Since the state space for tic-tac-toe is so small, you could store all the possible end game positions, and use rotations, but I think you're overthinking it a little.
Instead of storing a 3x3 array for the game board, use a 7x7 array, with the inner-most 3x3 for the game board. You should have at least three values that each square can represent -- something like
NONE. Initially, all values should be set to
NONE. Then, after every player's move, check all around the square that was chosen for for 3-in-a-row; 2 above, 2 below, 2 left, 2 right, 2 upper left, 2 lower right, 2 upper right, 2 lower left.

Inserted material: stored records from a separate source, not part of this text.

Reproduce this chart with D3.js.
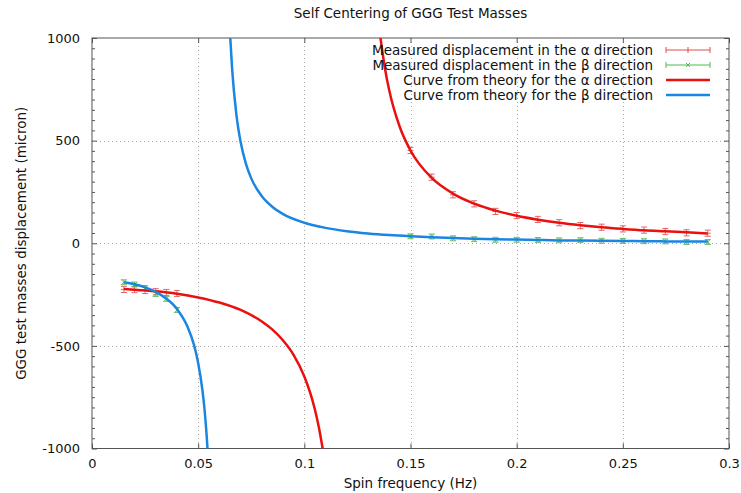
<!DOCTYPE html>
<html lang="en">
<head>
  <meta charset="UTF-8" />
  <title>Self Centering of GGG Test Masses</title>
  <style>
    body { margin: 0; padding: 0; background: #fff; }
    svg { display: block; font-family: "DejaVu Sans", sans-serif; }
  </style>
</head>
<body>
  <svg id="chart"></svg>

  <script src="https://d3js.org/d3.v7.min.js"></script>
  <script>
    const width = 741, height = 493;
    const margin = { top: 38, right: 12, bottom: 44.5, left: 92 };

    // measured points (Hz, micron)
    const freqLow = [0.015, 0.02, 0.025, 0.03, 0.035, 0.04];
    const freqHigh = [0.15, 0.16, 0.17, 0.18, 0.19, 0.2, 0.21, 0.22, 0.23, 0.24, 0.25, 0.26, 0.27, 0.28, 0.29];
    const alphaLow = [-225, -226, -230, -236, -240, -245];
    const alphaHigh = [452, 322, 236, 192, 155, 135, 116, 100, 86, 78, 70, 64, 57, 51, 49];
    const betaLow = [-190, -201, -218, -247, -271, -325];
    const betaHigh = [34, 33, 24, 20, 17, 17, 16, 14, 15, 12, 11, 10, 9, 6, 6];
    const alphaErr = 15, betaErr = 12;

    // theory curves
    const alphaCurveLow = [
      [0.015, -223], [0.02, -226], [0.03, -234], [0.04, -246], [0.05, -264], [0.06, -289],
      [0.07, -325], [0.08, -381], [0.085, -421], [0.09, -474], [0.095, -545], [0.1, -649],
      [0.103, -736], [0.105, -811], [0.107, -905], [0.1087, -1005]
    ];
    const alphaCurveHigh = [
      [0.1358, 1005], [0.138, 850], [0.14, 744], [0.145, 565], [0.15, 452], [0.16, 318],
      [0.17, 242], [0.18, 193], [0.19, 159], [0.2, 134], [0.21, 115], [0.22, 100], [0.23, 88],
      [0.24, 78], [0.25, 70], [0.26, 63], [0.27, 58], [0.28, 53], [0.29, 48]
    ];
    const betaCurveLow = [
      [0.015, -190], [0.02, -200], [0.025, -215], [0.03, -237], [0.035, -270], [0.04, -320],
      [0.045, -407], [0.048, -494], [0.05, -583], [0.052, -715], [0.053, -810], [0.054, -937],
      [0.0545, -1018]
    ];
    const betaCurveHigh = [
      [0.0651, 1005], [0.066, 848], [0.068, 626], [0.07, 493], [0.0725, 387], [0.075, 316],
      [0.08, 229], [0.085, 177], [0.09, 142], [0.1, 100], [0.11, 75], [0.12, 59], [0.13, 48],
      [0.14, 40], [0.15, 34], [0.16, 29], [0.17, 25], [0.18, 22], [0.19, 20], [0.2, 18],
      [0.21, 16], [0.22, 14], [0.23, 13], [0.24, 12], [0.25, 11], [0.26, 10], [0.27, 9],
      [0.28, 8.6], [0.29, 8]
    ];

    const xTicks = [0, 0.05, 0.1, 0.15, 0.2, 0.25, 0.3];
    const yTicks = [-1000, -500, 0, 500, 1000];

    const legendLabels = [
      "Measured displacement in the \u03b1 direction",
      "Measured displacement in the \u03b2 direction",
      "Curve from theory for the \u03b1 direction",
      "Curve from theory for the \u03b2 direction"
    ];

    const colAlphaPts = "#dd4d4d", colBetaPts = "#4fba4f";
    const colAlpha = "#ea1010", colBeta = "#1a86e2";
    const axisCol = "#555";

    const svg = d3.select("#chart").attr("width", width).attr("height", height);

    const x = d3.scaleLinear().domain([0, 0.3]).range([margin.left, width - margin.right]);
    const y = d3.scaleLinear().domain([-1000, 1000]).range([height - margin.bottom, margin.top]);

    svg.append("defs").append("clipPath").attr("id", "clip")
      .append("rect")
      .attr("x", x(0)).attr("y", y(1000))
      .attr("width", x(0.3) - x(0)).attr("height", y(-1000) - y(1000));

    // grid
    const grid = svg.append("g").attr("stroke", "#aaa").attr("stroke-dasharray", "1,3").attr("stroke-width", 1);
    xTicks.slice(1, -1).forEach(t => {
      grid.append("line").attr("x1", Math.round(x(t)) + 0.5).attr("x2", Math.round(x(t)) + 0.5)
        .attr("y1", y(1000)).attr("y2", y(-1000));
    });
    yTicks.slice(1, -1).forEach(t => {
      grid.append("line").attr("y1", Math.round(y(t)) + 0.5).attr("y2", Math.round(y(t)) + 0.5)
        .attr("x1", x(0)).attr("x2", x(0.3));
    });

    // axes with inward ticks
    const yMinor = d3.range(-1000, 1001, 50).filter(v => v % 500 !== 0);
    const plain = d => String(d).replace("\u2212", "-");

    svg.append("g").attr("transform", `translate(0,${y(-1000)})`)
      .call(d3.axisBottom(x).tickValues(xTicks).tickSize(-5).tickPadding(10).tickFormat(plain))
      .call(g => g.select(".domain").remove());
    svg.append("g").attr("transform", `translate(0,${y(1000)})`)
      .call(d3.axisTop(x).tickValues(xTicks).tickSize(-5).tickFormat(""))
      .call(g => g.select(".domain").remove());
    svg.append("g").attr("transform", `translate(${x(0)},0)`)
      .call(d3.axisLeft(y).tickValues(yTicks).tickSize(-5).tickPadding(12).tickFormat(plain))
      .call(g => g.select(".domain").remove());
    svg.append("g").attr("transform", `translate(${x(0)},0)`)
      .call(d3.axisLeft(y).tickValues(yMinor).tickSize(-3).tickFormat(""))
      .call(g => g.select(".domain").remove());
    svg.append("g").attr("transform", `translate(${x(0.3)},0)`)
      .call(d3.axisRight(y).tickValues(yTicks).tickSize(-5).tickFormat(""))
      .call(g => g.select(".domain").remove());
    svg.append("g").attr("transform", `translate(${x(0.3)},0)`)
      .call(d3.axisRight(y).tickValues(yMinor).tickSize(-3).tickFormat(""))
      .call(g => g.select(".domain").remove());

    svg.selectAll(".tick line").attr("stroke", axisCol);
    svg.selectAll(".tick text").attr("font-size", 13).attr("fill", "#111")
      .attr("font-family", "DejaVu Sans, sans-serif");

    // frame
    svg.append("rect")
      .attr("x", x(0)).attr("y", y(1000))
      .attr("width", x(0.3) - x(0)).attr("height", y(-1000) - y(1000))
      .attr("fill", "none").attr("stroke", axisCol).attr("stroke-width", 1);

    const plot = svg.append("g").attr("clip-path", "url(#clip)");

    function drawErrors(freqs, vals, err, color, marker) {
      const g = plot.append("g").attr("stroke", color).attr("stroke-width", 1).attr("opacity", 0.85);
      freqs.forEach((f, i) => {
        const cx = x(f), cy = y(vals[i]);
        const y1 = y(vals[i] + err), y2 = y(vals[i] - err);
        g.append("line").attr("x1", cx).attr("x2", cx).attr("y1", y1).attr("y2", y2);
        g.append("line").attr("x1", cx - 3).attr("x2", cx + 3).attr("y1", y1).attr("y2", y1);
        g.append("line").attr("x1", cx - 3).attr("x2", cx + 3).attr("y1", y2).attr("y2", y2);
        if (marker === "plus") {
          g.append("line").attr("x1", cx - 3).attr("x2", cx + 3).attr("y1", cy).attr("y2", cy);
        } else {
          g.append("line").attr("x1", cx - 2.5).attr("x2", cx + 2.5).attr("y1", cy - 2.5).attr("y2", cy + 2.5);
          g.append("line").attr("x1", cx - 2.5).attr("x2", cx + 2.5).attr("y1", cy + 2.5).attr("y2", cy - 2.5);
        }
      });
    }

    drawErrors(freqLow, alphaLow, alphaErr, colAlphaPts, "plus");
    drawErrors(freqHigh, alphaHigh, alphaErr, colAlphaPts, "plus");
    drawErrors(freqLow, betaLow, betaErr, colBetaPts, "cross");
    drawErrors(freqHigh, betaHigh, betaErr, colBetaPts, "cross");

    const line = d3.line().x(d => x(d[0])).y(d => y(d[1])).curve(d3.curveMonotoneX);
    [[alphaCurveLow, colAlpha], [alphaCurveHigh, colAlpha], [betaCurveLow, colBeta], [betaCurveHigh, colBeta]]
      .forEach(([pts, c]) => {
        plot.append("path").datum(pts).attr("d", line)
          .attr("fill", "none").attr("stroke", c).attr("stroke-width", 2.5);
      });

    // title and axis labels
    svg.append("text").attr("x", (x(0) + x(0.3)) / 2).attr("y", 18)
      .attr("text-anchor", "middle").attr("font-size", 13.5).attr("fill", "#111")
      .text("Self Centering of GGG Test Masses");
    svg.append("text").attr("x", (x(0) + x(0.3)) / 2).attr("y", 483).attr("dy", "0.35em")
      .attr("text-anchor", "middle").attr("font-size", 13.5).attr("fill", "#111")
      .text("Spin frequency (Hz)");
    svg.append("text")
      .attr("transform", `translate(21,${(y(1000) + y(-1000)) / 2}) rotate(-90)`)
      .attr("text-anchor", "middle").attr("dy", "0.35em").attr("font-size", 13.5).attr("fill", "#111")
      .text("GGG test masses displacement (micron)");

    // legend
    const legend = svg.append("g");
    const legendColors = [colAlphaPts, colBetaPts, colAlpha, colBeta];
    legendLabels.forEach((label, i) => {
      const ly = 50 + i * 15;
      legend.append("text").attr("x", 653).attr("y", ly).attr("dy", "0.35em")
        .attr("text-anchor", "end").attr("font-size", 13.5).attr("fill", "#111").text(label);
      if (i < 2) {
        const g = legend.append("g").attr("stroke", legendColors[i]).attr("stroke-width", 1);
        g.append("line").attr("x1", 666).attr("x2", 710).attr("y1", ly).attr("y2", ly);
        g.append("line").attr("x1", 666).attr("x2", 666).attr("y1", ly - 3).attr("y2", ly + 3);
        g.append("line").attr("x1", 710).attr("x2", 710).attr("y1", ly - 3).attr("y2", ly + 3);
        if (i === 0) {
          g.append("line").attr("x1", 688).attr("x2", 688).attr("y1", ly - 3).attr("y2", ly + 3);
        } else {
          g.append("line").attr("x1", 686).attr("x2", 690).attr("y1", ly - 2).attr("y2", ly + 2);
          g.append("line").attr("x1", 686).attr("x2", 690).attr("y1", ly + 2).attr("y2", ly - 2);
        }
      } else {
        legend.append("line").attr("x1", 666).attr("x2", 710).attr("y1", ly).attr("y2", ly)
          .attr("stroke", legendColors[i]).attr("stroke-width", 2.5);
      }
    });
  </script>
</body>
</html>
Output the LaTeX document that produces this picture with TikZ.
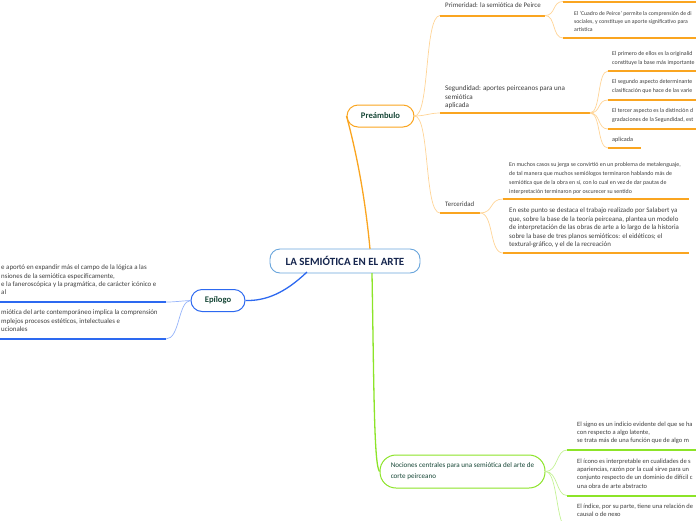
\documentclass[tikz,border=0pt]{standalone}
\usepackage{fontspec}
\setmainfont{Carlito}
\usetikzlibrary{positioning}
\definecolor{rootblue}{RGB}{105,165,220}
\definecolor{rootnavy}{RGB}{22,38,78}
\definecolor{topicgreen}{RGB}{24,72,56}
\definecolor{leafgray}{RGB}{62,62,62}
\definecolor{preorange}{RGB}{250,165,32}
\definecolor{prelight}{RGB}{255,212,150}
\definecolor{epiblue}{RGB}{45,105,240}
\definecolor{epilight}{RGB}{150,180,250}
\definecolor{nocgreen}{RGB}{140,228,40}
\definecolor{noclight}{RGB}{196,242,150}
\newcommand{\fs}[2]{\fontsize{#1}{#2}\selectfont}

\begin{document}
\begin{tikzpicture}[x=1pt,y=-1pt,
        root/.style={draw=rootblue,line width=0.9pt,rounded corners=10pt,fill=white,
          minimum width=150pt,minimum height=24pt,text=rootnavy,font=\bfseries\fs{11}{12}},
        topic/.style={draw=#1,line width=1pt,rounded corners=11pt,fill=white,
          minimum height=22pt,text=topicgreen,font=\bfseries\fs{8.6}{9}},
        leaf/.style={anchor=north west,inner sep=0pt,align=left,text=leafgray,font=\fs{6.7}{8.5}},
        uline/.style={draw=#1,line width=2pt},
        branch/.style={draw=#1,line width=1.3pt},
        twig/.style={draw=#1,line width=0.7pt}]
        \useasboundingbox (0,0) rectangle (696,520);
        \clip (0,0) rectangle (696,520);

        % main topics
        \node[root] (root) at (345,261) {LA SEMIÓTICA EN EL ARTE};
        \node[topic=preorange,minimum width=67pt] (pre) at (380.5,116) {Preámbulo};
        \node[topic=epiblue,minimum width=54pt] (epi) at (218,300.5) {Epílogo};
        \node[topic=nocgreen,minimum width=165pt,minimum height=33pt,rounded corners=16pt,
          align=left,font=\fs{7.1}{11}] (noc) at (462.5,471.5)
          {Nociones centrales para una semiótica del arte de\\corte peirceano};

        \coordinate (root-n) at (370,249);
        \coordinate (root-sw) at (307,272);
        \coordinate (root-s) at (372,273);
        \draw[branch=preorange] (root-n) .. controls (364,185) and (353,140) .. (pre.west);
        \draw[branch=epiblue] (root-sw) .. controls (285,293) and (266,301) .. (epi.east);
        \draw[branch=nocgreen] (root-s) .. controls (374,390) and (374,465) .. (noc.west);

        % Preambulo
        \coordinate (prim-l) at (440,15.5);  \coordinate (prim-r) at (545,15.5);
        \coordinate (seg-l) at (440,113);    \coordinate (seg-r) at (590,113);
        \coordinate (ter-l) at (440,213);    \coordinate (ter-r) at (480,213);
        \node[leaf,font=\fs{6.9}{8.5}] (prim) at (445,3) {Primeridad: la semiótica de Peirce};
        \node[leaf,font=\fs{7.1}{8.5}] (seg) at (445,85.5) {Segundidad: aportes peirceanos para una\\semiótica\\aplicada};
        \node[leaf,font=\fs{6.8}{8.5}] (ter) at (445,202) {Terceridad};
        \draw[twig=prelight] (pre.east) .. controls (430,116) and (424,16) .. (prim-l);
        \draw[twig=prelight] (pre.east) .. controls (425,116) and (430,113) .. (seg-l);
        \draw[twig=prelight] (pre.east) .. controls (430,116) and (424,213) .. (ter-l);
        \draw[uline=preorange] (prim-l) -- (prim-r);
        \draw[uline=preorange] (seg-l) -- (seg-r);
        \draw[uline=preorange] (ter-l) -- (ter-r);

        % Primeridad
        \coordinate (top-l) at (563,1.5);  \coordinate (top-r) at (700,1.5);
        \coordinate (cua-l) at (563,38);   \coordinate (cua-r) at (700,38);
        \node[leaf,font=\fs{5.75}{8.1}] (cua) at (574,11)
          {El `Cuadro de Peirce' permite la comprensión de di\\sociales, y constituye un aporte significativo para\\artística};
        \draw[twig=prelight] (prim-r) .. controls (556,15.5) and (552,1.5) .. (top-l);
        \draw[twig=prelight] (prim-r) .. controls (556,15.5) and (552,38) .. (cua-l);
        \draw[uline=preorange] (top-l) -- (top-r);
        \draw[uline=preorange] (cua-l) -- (cua-r);

        % Segundidad
        \coordinate (s1-l) at (608,71);   \coordinate (s1-r) at (700,71);
        \coordinate (s2-l) at (608,100);  \coordinate (s2-r) at (700,100);
        \coordinate (s3-l) at (608,129);  \coordinate (s3-r) at (700,129);
        \coordinate (s4-l) at (608,148);  \coordinate (s4-r) at (641,148);
        \node[leaf,font=\fs{5.9}{8.7}] (s1) at (612,51) {El primero de ellos es la originalid\\constituye la base más importante};
        \node[leaf,font=\fs{5.9}{8.7}] (s2) at (612,79.5) {El segundo aspecto determinante\\clasificación que hace de las varie};
        \node[leaf,font=\fs{5.9}{8.7}] (s3) at (612,108.5) {El tercer aspecto es la distinción d\\gradaciones de la Segundidad, est};
        \node[leaf,font=\fs{6.2}{8.5}] (s4) at (612,137) {aplicada};
        \foreach \k in {s1,s2,s3,s4}
          \draw[twig=prelight] (seg-r) .. controls (601,113) and (597,0 |- \k-l) .. (\k-l);
        \foreach \k in {s1,s2,s3,s4}
          \draw[uline=preorange] (\k-l) -- (\k-r);

        % Terceridad
        \coordinate (t1-l) at (503,199);  \coordinate (t1-r) at (689,199);
        \coordinate (t2-l) at (503,253);  \coordinate (t2-r) at (689,253);
        \node[leaf,font=\fs{5.9}{8.75}] (t1) at (509,162.5)
          {En muchos casos su jerga se convirtió en un problema de metalenguaje,\\de tal manera que muchos semiólogos terminaron hablando más de\\semiótica que de la obra en sí, con lo cual en vez de dar pautas de\\interpretación terminaron por oscurecer su sentido};
        \node[leaf,font=\fs{6.9}{8.5}] (t2) at (509,208)
          {En este punto se destaca el trabajo realizado por Salabert ya\\que, sobre la base de la teoría peirceana, plantea un modelo\\de interpretación de las obras de arte a lo largo de la historia\\sobre la base de tres planos semióticos: el eidéticos; el\\textural-gráfico, y el de la recreación};
        \draw[twig=prelight] (ter-r) .. controls (494,213) and (489,199) .. (t1-l);
        \draw[twig=prelight] (ter-r) .. controls (494,213) and (489,253) .. (t2-l);
        \draw[uline=preorange] (t1-l) -- (t1-r);
        \draw[uline=preorange] (t2-l) -- (t2-r);

        % Epilogo
        \coordinate (e1-l) at (-5,302);  \coordinate (e1-r) at (166,302);
        \coordinate (e2-l) at (-5,339);  \coordinate (e2-r) at (166,339);
        \node[leaf,font=\fs{6.9}{8.3}] (e1) at (1,265)
          {e aportó en expandir más el campo de la lógica a las\\nsiones de la semiótica específicamente,\\e la faneroscópica y la pragmática, de carácter icónico e\\al};
        \node[leaf,font=\fs{6.9}{8.6}] (e2) at (1,309.5)
          {miótica del arte contemporáneo implica la comprensión\\mplejos procesos estéticos, intelectuales e\\ucionales};
        \draw[twig=epilight] (epi.west) .. controls (180,301) and (176,302) .. (e1-r);
        \draw[twig=epilight] (epi.west) .. controls (178,301) and (180,339) .. (e2-r);
        \draw[uline=epiblue] (e1-l) -- (e1-r);
        \draw[uline=epiblue] (e2-l) -- (e2-r);

        % Nociones
        \coordinate (n1-l) at (567,450);  \coordinate (n1-r) at (700,450);
        \coordinate (n2-l) at (567,495.5);  \coordinate (n2-r) at (700,495.5);
        \coordinate (n3-l) at (567,528);  \coordinate (n3-r) at (700,528);
        \node[leaf,font=\fs{6.5}{8.1}] (n1) at (577,421.5)
          {El signo es un indicio evidente del que se ha\\con respecto a algo latente,\\ se trata más de una función que de algo m};
        \node[leaf,font=\fs{6.5}{8.3}] (n2) at (577,458.5)
          {El ícono es interpretable en cualidades de s\\apariencias, razón por la cual sirve para un\\conjunto respecto de un dominio de difícil c\\una obra de arte abstracto};
        \node[leaf,font=\fs{6.5}{8.3}] (n3) at (577,503.5)
          {El índice, por su parte, tiene una relación de\\causal o de nexo};
        \foreach \k in {n1,n2,n3}
          \draw[twig=noclight] (noc.east) .. controls (558,471.5) and (556,0 |- \k-l) .. (\k-l);
        \foreach \k in {n1,n2,n3}
          \draw[uline=nocgreen] (\k-l) -- (\k-r);
      \end{tikzpicture}
\end{document}
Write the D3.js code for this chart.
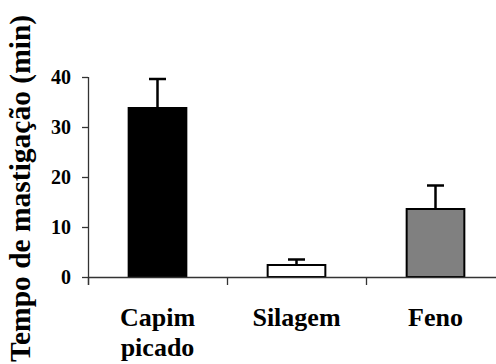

Why the 7x7 array? With a 7x7 array, you can safely search in all directions from any square in the 3x3 area without requiring
if statements to see if you're walking off the edge of the array. The board will look like this:
0 1 2 3 4 5 6
0 * * * * * * *
1 * * * * * * *
2 * * * * * * *
3 * * * * * * *
4 * * * * * * *
5 * * * * * * *
6 * * * * * * *
For example, if the first player moves to, 0,0 on the tic-tac-toe board, that is the same as moving to 2,2 on the 7x7 board. When the move is made, you run a check all around the 2,2 square to see if there are three squares in a row that have the same value
- above: 2,0 and 2,1 and 2,2
- below: 2,2 and 2,3 and 2,4
- left: 0,2 and 1,2 and 2,2
- right: 2,2, and 2,3 and 2,4
- upper-left: 0,0 and 1,1 and 2,2
- upper-right: 2,2 and 3,1 and 4,0
- lower-left: 0,4 and 1,3 and 2,2
- lower-right: 2,2 and 3,3 and 4,4
Since the band of squares around the 3x3 board will always have the value
NONE, they can never trigger a winning condition.
If any of those all match the same player value (e.g. PLAYER_1 for the first player), then the game is over with a win. Else, if all squares are taken, the game is a draw.
I've used this for other similar games in the past and it works quite well.